There are a few issues here worth clarifying. First, minimal content represents the subject of the belief as the agent conceives it. The subject of Sam's belief as he conceives it is an orange. But then the minimal content ought to be something that represents the orange, and not the orange itself. In some other places though (xi, 40), Georgalis says minimal content is the subject matter of the belief as conceived by the agent, and there is no mention of representation. So perhaps the orange is indeed part of the minimal content. However, Georgalis also asserts in those same passages that minimal content is constituted by the agent. But how can an orange be part of the agent? This is partly a terminological issue, but it does call for a clearer explanation of the structure and composition of minimal content. In any case, a bigger worry is that if minimal content can be specified with natural kind terms such as "orange", then might it not turn out to be wide rather than narrow, given the externalist arguments from Putnam and Burge?

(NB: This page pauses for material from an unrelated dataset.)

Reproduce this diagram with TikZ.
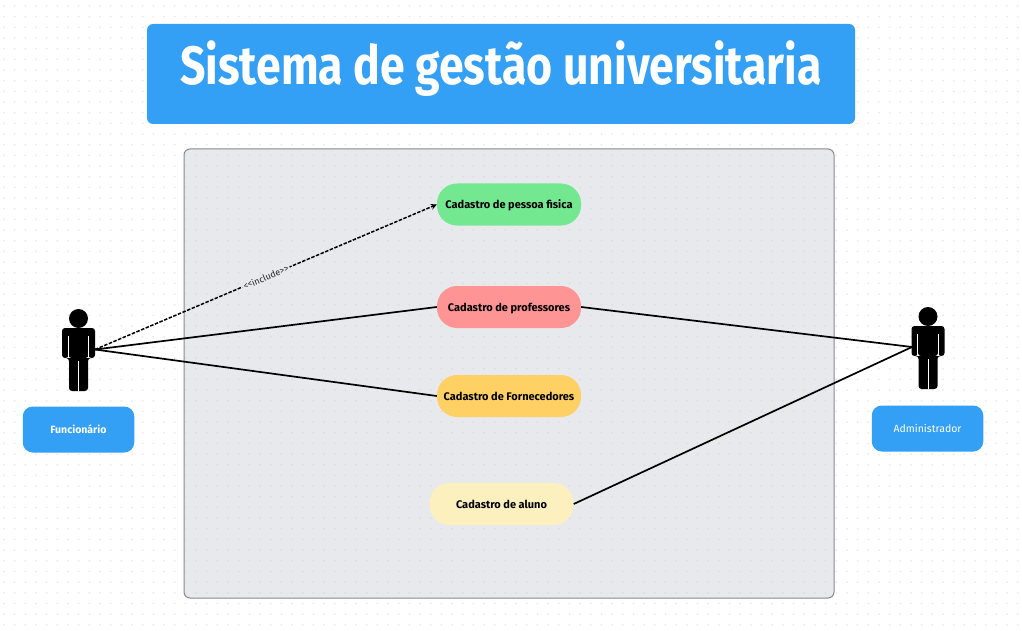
\documentclass[tikz,border=0pt]{standalone}
\usepackage{fontspec}
\setmainfont{Fira Sans}
\newfontfamily\inclfont[RawFeature={-calt;-liga}]{Fira Sans}
\usetikzlibrary{arrows.meta}
\definecolor{bluebox}{HTML}{339FF5}
\definecolor{panelfill}{HTML}{E8E9ED}
\definecolor{panelline}{HTML}{8A8A8A}
\definecolor{dotout}{HTML}{E9E9E9}
\definecolor{dotin}{HTML}{DCDDE2}
\tikzset{
  x=1pt,y=-1pt,
  usecase/.style={rounded corners=20pt,minimum width=144pt,minimum height=42pt,inner sep=0pt,
    text height=8.5pt,text depth=0pt,
    font=\fontsize{11}{12}\selectfont\bfseries,text=black},
  rolebox/.style={fill=bluebox,rounded corners=10pt,minimum width=111.5pt,minimum height=46pt,inner sep=0pt,text=white,
    text height=8.5pt,text depth=0pt,
    font=\fontsize{10.5}{12}\selectfont},
  assoc/.style={line width=1.7pt,black},
  incl/.style={line width=1.5pt,black,dash pattern=on 3.5pt off 1.5pt,-{Stealth[length=6pt,width=6pt]}},
  dotrow/.style={line width=2pt,line cap=round,dash pattern=on 0pt off 10.67pt},
  actorshape/.pic={
    \fill[black] (0,-31.5) circle (9.5);
    \fill[black,rounded corners=3pt] (-16.5,-22) -- (16.5,-22) -- (16.5,8) -- (10,8) -- (10,8) -- (9.5,8) -- (9.5,41) -- (-9.5,41) -- (-9.5,8) -- (-10,8) -- (-10,8) -- (-16.5,8) -- cycle;
    \draw[white,line width=.7pt] (0,11) -- (0,41);
    \draw[white,line width=.7pt] (-10.2,-14) -- (-10.2,8);
    \draw[white,line width=.7pt] (10.2,-14) -- (10.2,8);
  }
}
\begin{document}
\begin{tikzpicture}
\useasboundingbox (0,0) rectangle (1022,631);
\fill[white] (0,0) rectangle (1022,631);
% dot grid on the page
\foreach \j in {0,...,58}{
  \draw[dotrow,dotout] (4,{6+\j*10.67}) -- (1022,{6+\j*10.67});
}
% title
\node[fill=bluebox,rounded corners=6pt,minimum width=708pt,minimum height=100pt,inner sep=0pt,text=white] (title) at (501,74) {};
\node[text=white,inner sep=0pt,font=\fontsize{54}{58}\selectfont\bfseries] (titletext) at (501,69) {\scalebox{.826}[1]{Sistema de gestão universitaria}};
% panel
\node[fill=panelfill,draw=panelline,line width=1pt,rounded corners=6pt,minimum width=650pt,minimum height=449pt,inner sep=0pt] (panel) at (509,373.5) {};
\begin{scope}
\clip[rounded corners=6pt] (185,150) rectangle (833,597);
\foreach \j in {14,...,56}{
  \draw[dotrow,dotin] (4,{6+\j*10.67}) -- (1022,{6+\j*10.67});
}
\end{scope}
% use cases
\node[usecase,fill={rgb,255:red,115;green,232;blue,145}] (pf) at (509,204.5) {Cadastro de pessoa fisica};
\node[usecase,fill={rgb,255:red,255;green,148;blue,148}] (prof) at (509,307) {Cadastro de professores};
\node[usecase,fill={rgb,255:red,255;green,208;blue,100}] (forn) at (509,396) {Cadastro de Fornecedores};
\node[usecase,fill={rgb,255:red,252;green,240;blue,190}] (aluno) at (501.5,504) {Cadastro de aluno};
% actors
\pic at (78.5,350) {actorshape};
\pic at (928,348) {actorshape};
\coordinate (func) at (95,349.5);
\coordinate (adm) at (912,347);
\node[rolebox,font=\fontsize{10.5}{12}\selectfont\bfseries] (funcbox) at (78.5,429.5) {Funcionário};
\node[rolebox] (admbox) at (927.5,428.5) {Administrador};
% connectors
\draw[incl] (func) -- (pf.west) node[pos=.5,sloped,fill=panelfill,inner sep=1.5pt,text=black!85,font=\fontsize{9}{10}\selectfont\inclfont] (inc) {<<include>>};
\draw[assoc] (func) -- (prof.west);
\draw[assoc] (func) -- (forn.west);
\draw[assoc] (prof.east) -- (adm);
\draw[assoc] (aluno.east) -- (adm);
\end{tikzpicture}
\end{document}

More importantly, although the example given motivates the need to understand how an agent conceives of the world subjectively, it fails to show that what is needed is a completely new kind of content. After all, we can describe how Sam conceives of the world by saying things like "Sam believes there is an orange on the table". The same might be said with regard to Georgalis's other example. He says that when a physicist assents to "up quarks have color" (41), the minimal content of his thought-token is very different from that of a layman because of the physicist's richer understanding. However, presumably the richer understanding comes down to a set of beliefs about particle physics. Whereas the layman's beliefs might be restricted to contents expressed by sentences such as "there are these tiny particles in physics known as 'quarks'", "those things physicists call 'quarks' have a property they call 'up'", "I have no idea how quarks are different from atoms", etc. It seems that such sentences collectively reveal how the agent conceives of the subject of his belief, but this does not require a new theory of content. Perhaps Georgalis thinks that minimal content cannot be captured even when we resort to metalinguistic or phenomenal language. This would suggest that narrow content is radically inexpressible in natural language, as Fodor (1987) claims. But then Georgalis would be wrong to say that Sam's minimal content contains an orange. He also has to give up the claim that minimal content and objective content often coincide, as in the case of the physicist.

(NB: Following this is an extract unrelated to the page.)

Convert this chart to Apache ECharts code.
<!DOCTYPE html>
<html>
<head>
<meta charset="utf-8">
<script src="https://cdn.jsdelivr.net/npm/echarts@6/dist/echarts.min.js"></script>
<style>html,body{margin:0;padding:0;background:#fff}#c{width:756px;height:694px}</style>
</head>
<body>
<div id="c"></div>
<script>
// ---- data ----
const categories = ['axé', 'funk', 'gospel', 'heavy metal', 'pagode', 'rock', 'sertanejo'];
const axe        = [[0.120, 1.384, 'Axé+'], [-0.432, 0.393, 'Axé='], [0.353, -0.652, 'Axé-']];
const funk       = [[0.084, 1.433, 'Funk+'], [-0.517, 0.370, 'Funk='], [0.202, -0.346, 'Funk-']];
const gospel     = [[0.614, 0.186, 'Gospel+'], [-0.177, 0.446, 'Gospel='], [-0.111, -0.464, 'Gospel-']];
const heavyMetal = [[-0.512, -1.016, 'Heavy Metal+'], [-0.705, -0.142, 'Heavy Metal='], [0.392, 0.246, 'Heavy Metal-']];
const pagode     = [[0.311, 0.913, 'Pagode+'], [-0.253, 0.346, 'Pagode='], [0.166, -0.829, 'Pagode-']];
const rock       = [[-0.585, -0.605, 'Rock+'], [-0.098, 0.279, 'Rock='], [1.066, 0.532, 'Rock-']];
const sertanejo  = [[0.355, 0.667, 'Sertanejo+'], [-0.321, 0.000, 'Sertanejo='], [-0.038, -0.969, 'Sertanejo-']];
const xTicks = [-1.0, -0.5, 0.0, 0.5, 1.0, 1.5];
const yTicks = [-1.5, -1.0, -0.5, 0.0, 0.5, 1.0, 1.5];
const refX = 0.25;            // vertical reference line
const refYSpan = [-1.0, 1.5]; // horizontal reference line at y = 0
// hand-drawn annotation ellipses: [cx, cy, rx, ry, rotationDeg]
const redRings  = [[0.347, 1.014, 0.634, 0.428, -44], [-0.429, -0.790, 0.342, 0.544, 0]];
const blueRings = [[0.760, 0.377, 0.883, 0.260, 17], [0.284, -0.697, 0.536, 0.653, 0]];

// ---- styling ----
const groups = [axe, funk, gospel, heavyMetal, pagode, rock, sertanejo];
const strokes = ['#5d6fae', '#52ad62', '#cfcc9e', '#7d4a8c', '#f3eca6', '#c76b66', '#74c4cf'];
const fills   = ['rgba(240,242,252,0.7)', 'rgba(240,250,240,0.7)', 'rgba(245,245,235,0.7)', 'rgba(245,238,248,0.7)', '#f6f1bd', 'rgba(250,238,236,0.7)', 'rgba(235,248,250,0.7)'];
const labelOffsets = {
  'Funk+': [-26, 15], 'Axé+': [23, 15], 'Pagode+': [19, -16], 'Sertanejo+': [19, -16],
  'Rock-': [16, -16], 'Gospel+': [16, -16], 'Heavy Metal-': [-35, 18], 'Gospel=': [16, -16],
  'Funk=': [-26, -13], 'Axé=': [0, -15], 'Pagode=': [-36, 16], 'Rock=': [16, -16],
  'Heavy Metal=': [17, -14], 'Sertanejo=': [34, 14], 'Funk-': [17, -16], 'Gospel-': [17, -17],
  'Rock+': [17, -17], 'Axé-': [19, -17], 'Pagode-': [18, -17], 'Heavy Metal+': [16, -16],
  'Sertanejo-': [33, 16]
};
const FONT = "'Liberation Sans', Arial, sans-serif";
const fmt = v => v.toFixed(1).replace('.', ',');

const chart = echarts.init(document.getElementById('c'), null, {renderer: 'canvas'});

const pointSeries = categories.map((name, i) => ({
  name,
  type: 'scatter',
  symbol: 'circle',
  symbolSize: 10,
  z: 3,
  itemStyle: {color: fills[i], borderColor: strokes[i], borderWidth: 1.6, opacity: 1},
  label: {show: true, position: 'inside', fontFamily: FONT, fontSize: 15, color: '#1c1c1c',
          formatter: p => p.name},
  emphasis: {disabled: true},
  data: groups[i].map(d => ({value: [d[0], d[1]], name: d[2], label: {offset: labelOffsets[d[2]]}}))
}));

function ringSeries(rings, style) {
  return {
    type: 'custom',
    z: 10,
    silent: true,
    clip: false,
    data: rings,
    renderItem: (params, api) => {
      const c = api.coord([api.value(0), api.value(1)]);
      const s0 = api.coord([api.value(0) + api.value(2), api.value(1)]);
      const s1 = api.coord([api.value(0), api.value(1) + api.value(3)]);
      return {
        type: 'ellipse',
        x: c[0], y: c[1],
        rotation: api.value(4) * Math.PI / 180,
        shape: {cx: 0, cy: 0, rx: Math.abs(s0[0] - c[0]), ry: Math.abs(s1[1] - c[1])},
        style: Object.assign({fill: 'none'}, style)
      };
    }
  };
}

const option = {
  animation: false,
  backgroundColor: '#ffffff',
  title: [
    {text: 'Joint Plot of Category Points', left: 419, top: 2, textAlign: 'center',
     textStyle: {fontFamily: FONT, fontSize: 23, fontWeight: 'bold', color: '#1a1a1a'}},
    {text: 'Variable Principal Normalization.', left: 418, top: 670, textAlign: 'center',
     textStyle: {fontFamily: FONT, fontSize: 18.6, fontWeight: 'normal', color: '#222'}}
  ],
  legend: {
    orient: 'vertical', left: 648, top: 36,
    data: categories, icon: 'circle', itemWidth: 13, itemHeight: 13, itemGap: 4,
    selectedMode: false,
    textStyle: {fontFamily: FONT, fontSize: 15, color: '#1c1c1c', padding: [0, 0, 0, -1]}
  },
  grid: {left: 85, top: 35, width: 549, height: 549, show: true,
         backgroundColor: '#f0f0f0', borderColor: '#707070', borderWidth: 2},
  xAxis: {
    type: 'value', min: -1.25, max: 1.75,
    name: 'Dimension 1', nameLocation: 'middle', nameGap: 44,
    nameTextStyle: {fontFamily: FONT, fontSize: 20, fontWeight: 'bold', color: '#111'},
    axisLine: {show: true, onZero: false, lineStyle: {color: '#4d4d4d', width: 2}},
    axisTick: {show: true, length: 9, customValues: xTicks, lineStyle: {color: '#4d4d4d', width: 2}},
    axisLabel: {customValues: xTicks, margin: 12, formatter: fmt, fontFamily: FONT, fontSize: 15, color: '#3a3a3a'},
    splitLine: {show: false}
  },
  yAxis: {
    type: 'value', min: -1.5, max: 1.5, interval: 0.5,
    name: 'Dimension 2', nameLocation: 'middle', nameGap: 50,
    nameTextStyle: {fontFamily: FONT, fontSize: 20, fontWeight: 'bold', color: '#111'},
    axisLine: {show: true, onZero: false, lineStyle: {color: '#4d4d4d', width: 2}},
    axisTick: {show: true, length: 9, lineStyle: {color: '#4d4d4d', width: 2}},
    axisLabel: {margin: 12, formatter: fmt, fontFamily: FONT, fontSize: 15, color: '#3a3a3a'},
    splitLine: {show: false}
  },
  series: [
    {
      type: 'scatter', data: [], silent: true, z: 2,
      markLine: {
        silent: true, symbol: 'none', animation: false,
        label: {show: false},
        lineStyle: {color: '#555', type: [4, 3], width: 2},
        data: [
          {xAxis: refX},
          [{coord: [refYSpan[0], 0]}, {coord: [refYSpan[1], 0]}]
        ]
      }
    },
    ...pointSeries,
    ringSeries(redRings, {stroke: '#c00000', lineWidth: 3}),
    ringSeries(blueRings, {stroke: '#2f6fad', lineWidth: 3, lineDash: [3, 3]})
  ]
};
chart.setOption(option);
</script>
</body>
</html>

As mentioned at the beginning of this review, there is an increasing number of philosophers who reject externalism. Georgalis's framework stands out as a bold and original alternative. The insistence that we need to take the first-person perspective seriously is powerfully motivated. But despite the fact that this is his second book on minimal content, I find myself at a loss as to what minimal content is supposed to be. If Georgalis wants to win more converts to his cause, he might have to engage with the ontological questions about minimal content more directly.

REFERENCES

Chalmers, David (2002) The Components of Content. In Chalmers (ed.) Philosophy of Mind: Classical and Contemporary Readings. Oxford: Oxford University Press. 608-633 (2002).

Farkas, Katalin (2008) The Subject's Point of View. Oxford: Oxford University Press.

Jerry Fodor (1987) Psychosemantics. Cambridge MA: MIT Press.

Georgalis, Nicholas (2006) The Primacy of the Subjective: Foundations for a Unified Theory of Mind and Language. Cambridge MA: MIT Press.

Terence Horgan and John Tienson (2002) The Intentionality of Phenomenology and the Phenomenology of Intentionality. In David J. Chalmers (ed.), Philosophy of Mind: Classical and Contemporary Readings. Oxford: Oxford University Press. 520-533 (2002).

Jackendoff, Ray (1987) Consciousness and the Computational Mind. Cambridge MA: MIT Press.

Mendola, Joseph (2008) Anti-Externalism. Oxford: Oxford University Press.

Searle, John (1958) Proper Names. Mind 67: 166-173.

Segal, Gabriel (2000) A Slim Book about Narrow Content. Cambridge MA: MIT Press.